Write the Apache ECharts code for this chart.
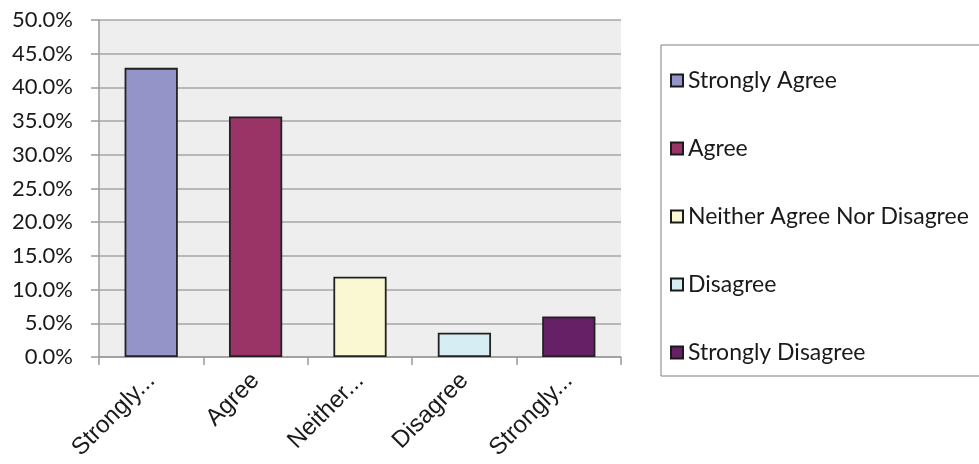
<!DOCTYPE html>
<html>
<head>
<meta charset="utf-8">
<script src="https://cdn.jsdelivr.net/npm/echarts@6/dist/echarts.min.js"></script>
<style>
  html, body { margin: 0; padding: 0; background: #fff; }
  #chart { width: 979px; height: 464px; }
</style>
</head>
<body>
<div id="chart"></div>
<script>
const categories = ['Strongly Agree', 'Agree', 'Neither Agree Nor Disagree', 'Disagree', 'Strongly Disagree'];
const tickLabels = ['Strongly...', 'Agree', 'Neither...', 'Disagree', 'Strongly...'];
const values = [42.9, 35.7, 11.9, 3.6, 6.0];
const colors = ['#9494C9', '#9A3366', '#FAF8D2', '#D5EDF3', '#652066'];

const chart = echarts.init(document.getElementById('chart'));

// one series per category so the legend lists each answer
const series = categories.map((name, i) => ({
  name: name,
  type: 'bar',
  stack: 'all',
  barWidth: '51%',
  itemStyle: { color: colors[i], borderColor: '#222', borderWidth: 1.8 },
  data: values.map((v, j) => (j === i ? v : '-'))
}));

const option = {
  animation: false,
  color: colors,
  grid: { left: 99, right: 358, top: 20, bottom: 107 },
  legend: {
    orient: 'vertical',
    left: 661,
    top: 45,
    padding: [24, 400, 12, 9],
    borderColor: '#7f7f7f',
    borderWidth: 1,
    itemWidth: 12,
    itemHeight: 12,
    itemGap: 45,
    icon: 'rect',
    itemStyle: { borderColor: '#1a1a1a', borderWidth: 2 },
    textStyle: { fontFamily: 'Lato', fontSize: 23, color: '#1a1a1a', lineHeight: 20 },
    selectedMode: false
  },
  xAxis: {
    type: 'category',
    data: categories,
    axisLine: { lineStyle: { color: '#9a9a9a', width: 1.5 } },
    axisTick: { show: true, length: 8, lineStyle: { color: '#9a9a9a', width: 1.5 } },
    axisLabel: {
      rotate: 45,
      interval: 0,
      margin: 20,
      fontFamily: 'Liberation Sans',
      fontSize: 24,
      color: '#1a1a1a',
      formatter: (v, i) => tickLabels[i]
    }
  },
  yAxis: {
    type: 'value',
    min: 0,
    max: 50,
    interval: 5,
    axisLine: { show: true, lineStyle: { color: '#9a9a9a', width: 1.5 } },
    axisTick: { show: true, length: 8, lineStyle: { color: '#9a9a9a', width: 1.5 } },
    splitLine: { lineStyle: { color: '#a6a6a6', width: 1.5 } },
    splitArea: { show: true, areaStyle: { color: ['#eeeeee', '#eeeeee'] } },
    axisLabel: {
      margin: 26,
      fontFamily: 'Lato',
      fontSize: 22,
      color: '#1a1a1a',
      formatter: v => v.toFixed(1) + '%'
    }
  },
  series: series
};

chart.setOption(option);
</script>
</body>
</html>
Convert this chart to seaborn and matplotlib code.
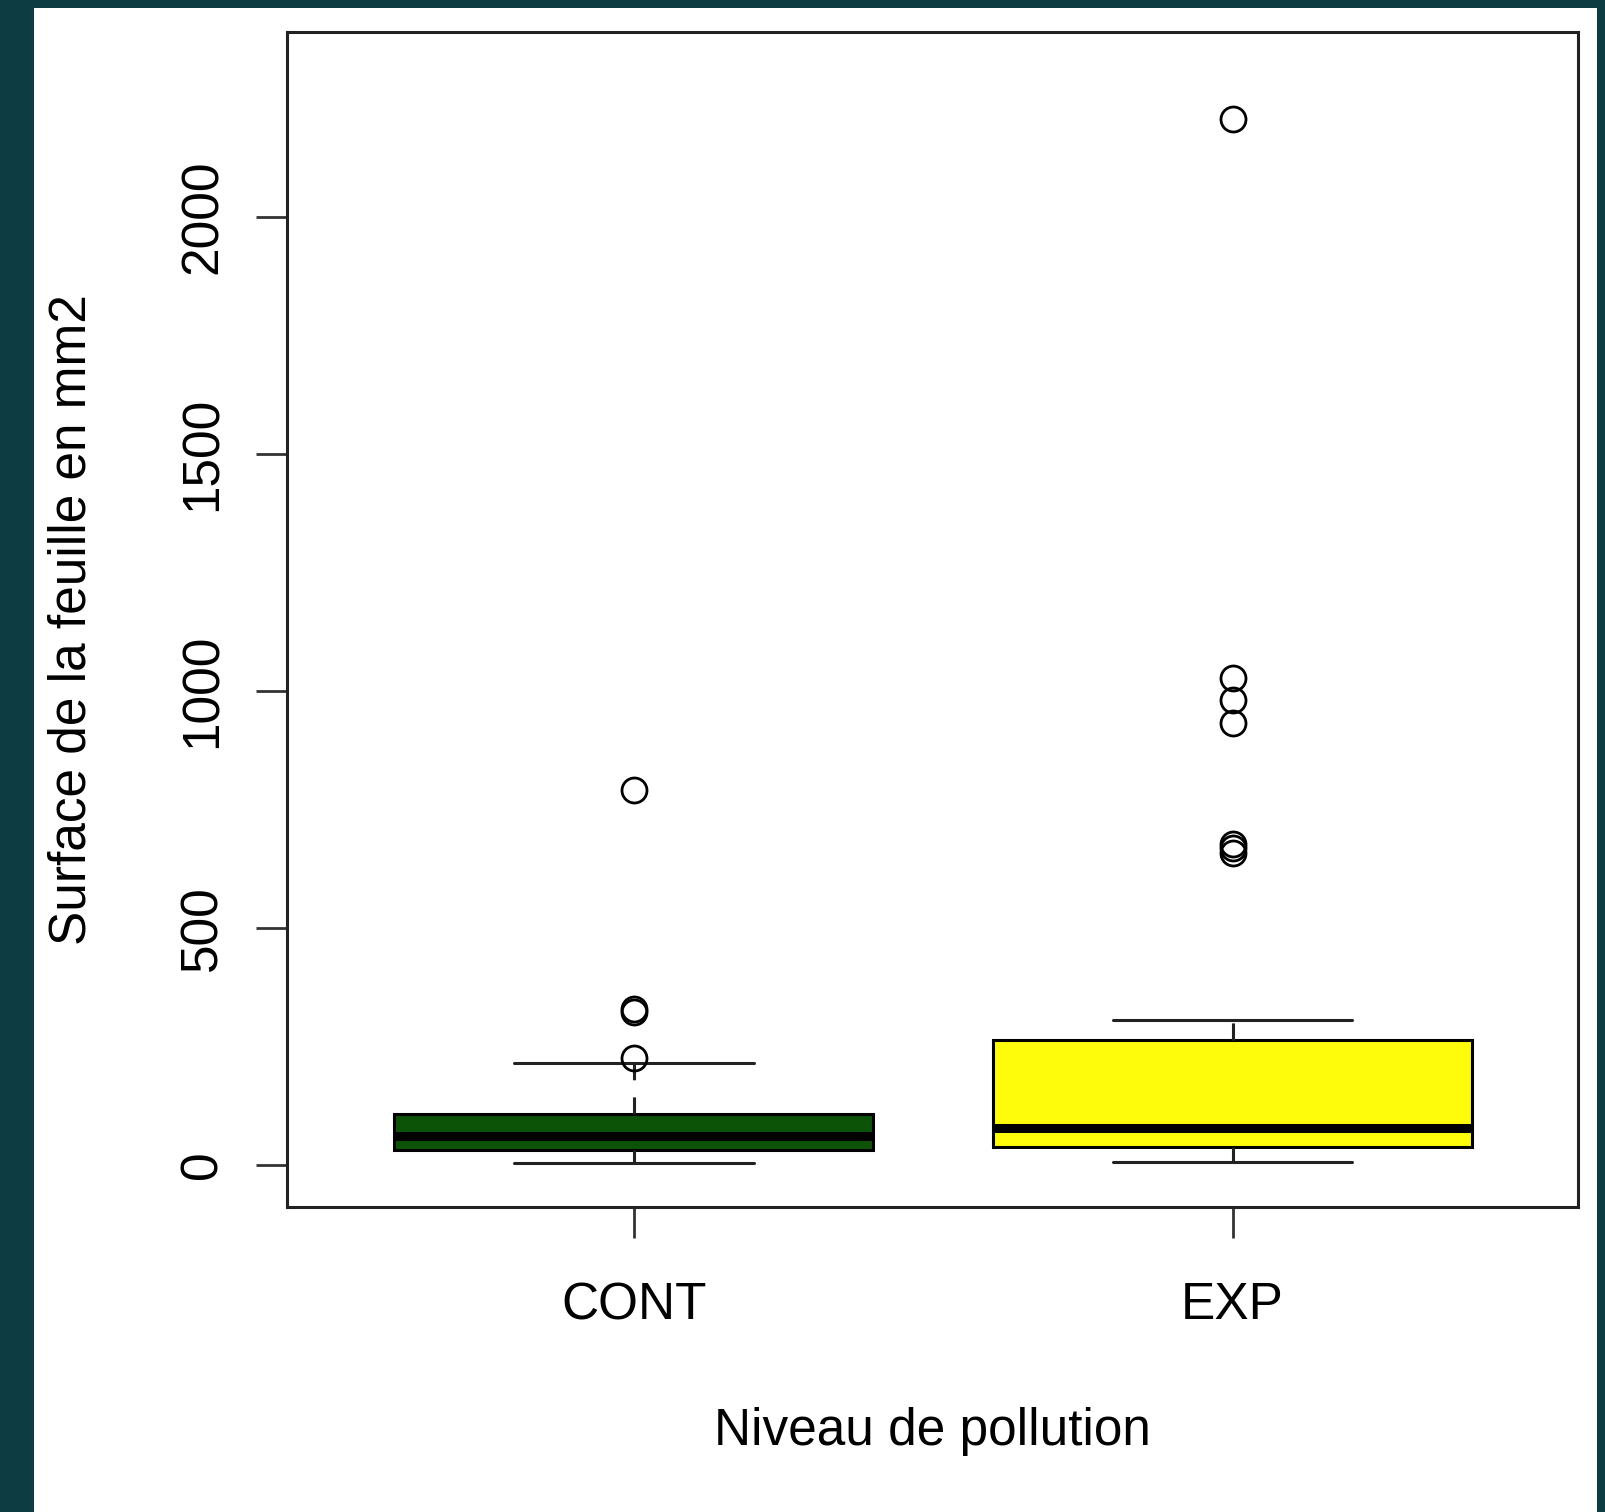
import matplotlib
matplotlib.use("Agg")
import matplotlib.pyplot as plt
from matplotlib.patches import Rectangle
import pandas as pd
import seaborn as sns

# Leaf surface samples (mm2) for each pollution level
niveaux = ["CONT", "EXP"]
surface_cont = [2.5, 9, 15, 21, 26, 31, 38, 45, 51, 56, 61, 68, 77, 88, 97, 107,
                215, 224, 322, 329, 791]
surface_exp = [5, 8, 12, 17, 21, 26, 30, 34, 38, 42, 47, 52, 58, 63, 68, 73, 78,
               90, 110, 135, 160, 190, 215, 240, 263, 305,
               658, 668, 677, 933, 981, 1026, 2208]
couleurs = ["#0C5307", "#FEFC0B"]
yticks = [0, 500, 1000, 1500, 2000]

df = pd.DataFrame({
    "niveau": [niveaux[0]] * len(surface_cont) + [niveaux[1]] * len(surface_exp),
    "surface": surface_cont + surface_exp,
})

sns.set_style("ticks")
plt.rcParams["font.family"] = ["Liberation Sans", "DejaVu Sans"]

W, H = 1606, 1512
fig = plt.figure(figsize=(W / 100, H / 100), dpi=100)
fig.patch.set_facecolor("#0D3C42")
fig.add_artist(Rectangle((34 / W, 0), (1597 - 34) / W, 1 - 8 / H,
                         transform=fig.transFigure, facecolor="white",
                         edgecolor="none", zorder=-5))

ax = fig.add_axes([286.7 / W, 1 - 1207 / H, (1578 - 286.7) / W, (1207 - 31.7) / H])
ax.set_facecolor("white")

lw = 2.2
sns.boxplot(
    data=df, x="niveau", y="surface", hue="niveau", order=niveaux,
    hue_order=niveaux, palette=couleurs, legend=False, width=0.8,
    linewidth=lw, linecolor="black", saturation=1, ax=ax,
    whiskerprops={"linestyle": (0, (5.6, 5.6)), "color": "#222222"},
    capprops={"color": "#222222"},
    medianprops={"linewidth": 6.5, "color": "black"},
    flierprops={"marker": "o", "markersize": 18, "markerfacecolor": "none",
                "markeredgecolor": "black", "markeredgewidth": 2.0},
)

ax.set_xlim(-0.58, 1.577)
ax.set_ylim(-89.7, 2391.4)
ax.set_yticks(yticks)
ax.set_yticklabels([str(v) for v in yticks])

for sp in ax.spines.values():
    sp.set_visible(True)
    sp.set_linewidth(2.2)
    sp.set_color("#222222")

ax.tick_params(axis="both", direction="out", length=22.5, width=2.0,
               color="#333333", labelsize=37, labelcolor="black")
ax.tick_params(axis="x", pad=31)
ax.tick_params(axis="y", pad=20, labelrotation=90)
for t in ax.get_yticklabels():
    t.set_va("center")

ax.set_xlabel("Niveau de pollution", fontsize=37, color="black")
ax.set_ylabel("Surface de la feuille en mm2", fontsize=37, color="black")
ax.xaxis.label.set_va("center")
ax.yaxis.label.set_va("center")
ax.xaxis.set_label_coords(0.5, (1207 - 1431) / (1207 - 31.7))
ax.yaxis.set_label_coords((72.5 - 286.7) / (1578 - 286.7), 0.5)

fig.savefig("out.png", dpi=100, facecolor=fig.get_facecolor())
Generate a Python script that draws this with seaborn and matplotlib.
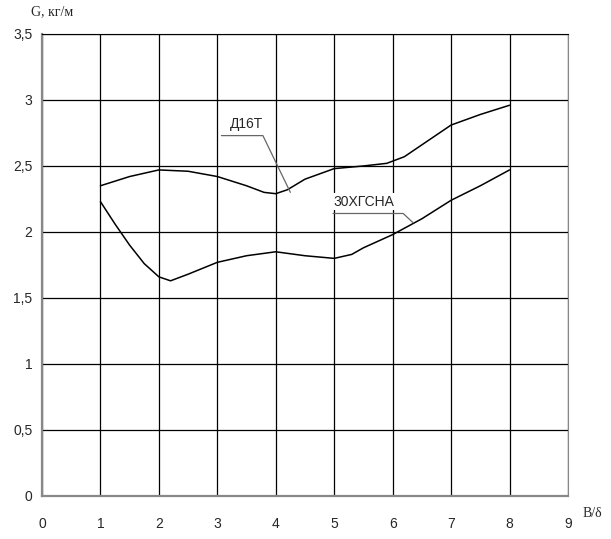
import numpy as np
import pandas as pd
import matplotlib
matplotlib.use("Agg")
import matplotlib.pyplot as plt
import seaborn as sns

# values
x_d16t = [1.0, 1.5, 2.0, 2.5, 3.0, 3.5, 3.8, 4.0, 4.2, 4.5, 5.0, 5.5, 5.9, 6.2, 6.5, 7.0, 7.5, 8.0]
g_d16t = [2.35, 2.42, 2.47, 2.46, 2.42, 2.35, 2.30, 2.29, 2.32, 2.40, 2.48, 2.50, 2.52, 2.57, 2.66, 2.81, 2.89, 2.96]

x_30hgsna = [1.0, 1.25, 1.5, 1.75, 2.0, 2.2, 2.5, 3.0, 3.5, 4.0, 4.5, 5.0, 5.3, 5.5, 6.0, 6.5, 7.0, 7.5, 8.0]
g_30hgsna = [2.23, 2.06, 1.90, 1.76, 1.66, 1.63, 1.68, 1.77, 1.82, 1.85, 1.82, 1.80, 1.83, 1.88, 1.98, 2.10, 2.24, 2.35, 2.47]

x_ticks = [0, 1, 2, 3, 4, 5, 6, 7, 8, 9]
y_ticks = [0, 0.5, 1, 1.5, 2, 2.5, 3, 3.5]
y_labels = ["0", "0,5", "1", "1,5", "2", "2,5", "3", "3,5"]

df = pd.concat([
    pd.DataFrame({"x": x_d16t, "G": g_d16t, "series": "Д16Т"}),
    pd.DataFrame({"x": x_30hgsna, "G": g_30hgsna, "series": "30ХГСНА"}),
])

sns.set_style("white")
plt.rcParams["font.family"] = ["Liberation Sans", "DejaVu Sans"]

fig = plt.figure(figsize=(6.11, 5.39), dpi=100)
ax = fig.add_axes([0.0687, 0.0798, 0.8609, 0.8572])

sns.lineplot(data=df, x="x", y="G", units="series", estimator=None, sort=False,
             color="black", linewidth=1.1, ax=ax, legend=False)

ax.set_xlim(0, 9)
ax.set_ylim(0, 3.5)
ax.set_xticks(x_ticks)
ax.set_xticklabels([str(t) for t in x_ticks], fontsize=10)
ax.set_yticks(y_ticks)
ax.set_yticklabels(y_labels, fontsize=10)
ax.grid(True, color="black", linewidth=0.9)
ax.tick_params(axis="x", length=4, width=0.8, color="#777777", direction="out", pad=11)
ax.tick_params(axis="y", length=4, width=0.8, color="#777777", direction="out", pad=3)
for side in ["left", "bottom"]:
    ax.spines[side].set_color("#888888")
    ax.spines[side].set_linewidth(1.6)
ax.spines["top"].set_color("black")
ax.spines["right"].set_color("#888888")
ax.set_xlabel("")
ax.set_ylabel("")

serif = ["Liberation Serif", "DejaVu Serif"]
fig.text(0.051, 0.978, "G, кг/м", family=serif, fontsize=10, va="center", ha="left")
fig.text(0.954, 0.048, "В/δ", family=serif, fontsize=10, va="center", ha="left")

# leader annotations
ax.text(3.22, 2.82, "Д16Т", fontsize=10, ha="left", va="center")
ax.plot([3.07, 3.78, 4.25], [2.73, 2.73, 2.30], color="#666666", linewidth=0.9)
ax.text(4.98, 2.23, "30ХГСНА", fontsize=10, ha="left", va="center",
        bbox=dict(facecolor="white", edgecolor="none", pad=1))
ax.plot([4.98, 6.18, 6.35], [2.14, 2.14, 2.07], color="#666666", linewidth=0.9)

fig.savefig("out.png", dpi=100)
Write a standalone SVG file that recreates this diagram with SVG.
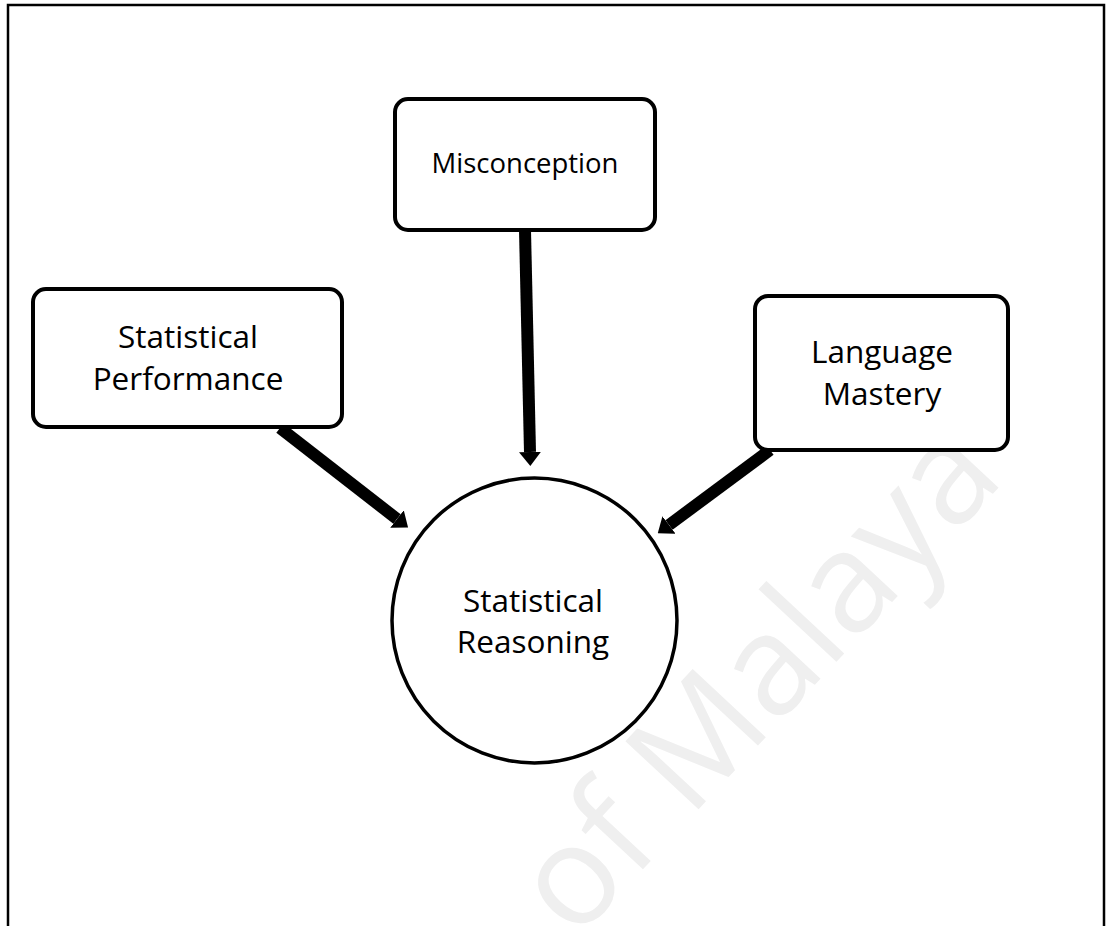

— Exercise details —
Exactly how many lines contain "with"? State the number and nothing else.

— Reply —
2